The novel is tight, finely crafted and beautiful written. Through out the novel I got the sense that something else was going on below the surface, something seemed to be itching to get out. It made me feel like I was missing something, yet perhaps I wasn’t.  Perhaps the novel is crafted in a way to try and make you feel as if there is always something under the surface trying to get out.

The novel itself is about a family who arrive at their holiday destination only to find a woman swimming naked in their villa’s swimming pool. Kitty Finch is her name and she is slightly strange. However she seems to be the way in which the author explores her major theme of the depression and mental illness.
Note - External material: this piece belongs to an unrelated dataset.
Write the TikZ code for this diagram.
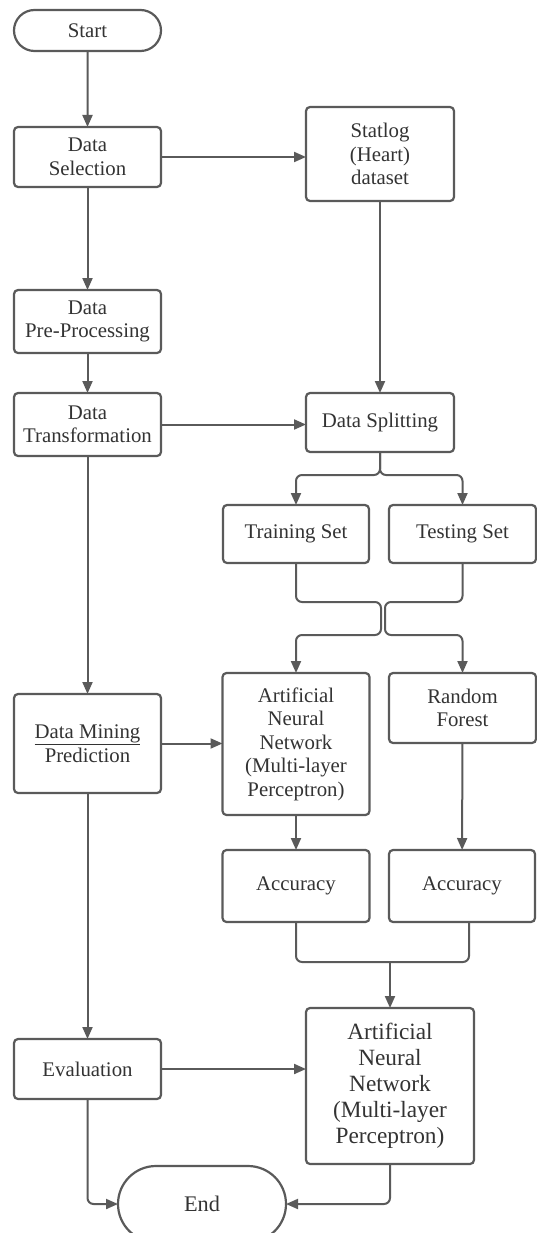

Yet Levy also paints a picture of a family that has supressed. In other words, that the feeling I got of something itching below the surface might just be the feeling that the family has themselves.

On such example of this is that Isabel, wife to Joe and mother to Nina, invites Kitty to stay with them in the villa. Why? Well the answers seems to be so that she can split up her marriage which has always been too distant and too fragile to last. Its seems a ploy by her to finally give her a reason to escape it. Is this the reason? Well it is certainly a compelling one but even with that explanation it still seemed as if their was more to explore.

Its fascinating the way in which the novel works. I was constantly left hunger for more depth and explanation and, in a way, I think this reflects the characters. They search for meaning and explanation but are presented with now. They seem lost and defenceless as they are hurtled towards a conclusion. Its a novel that doesn’t come with a definite recommendation but if you do read it, you might just enjoy it.

In other news, I am now Social Sec of UKC Amnesty International. Which means I get to organise parties whilst campaigning for human rights. I think that’s progress to at least been more involved in something meaningful?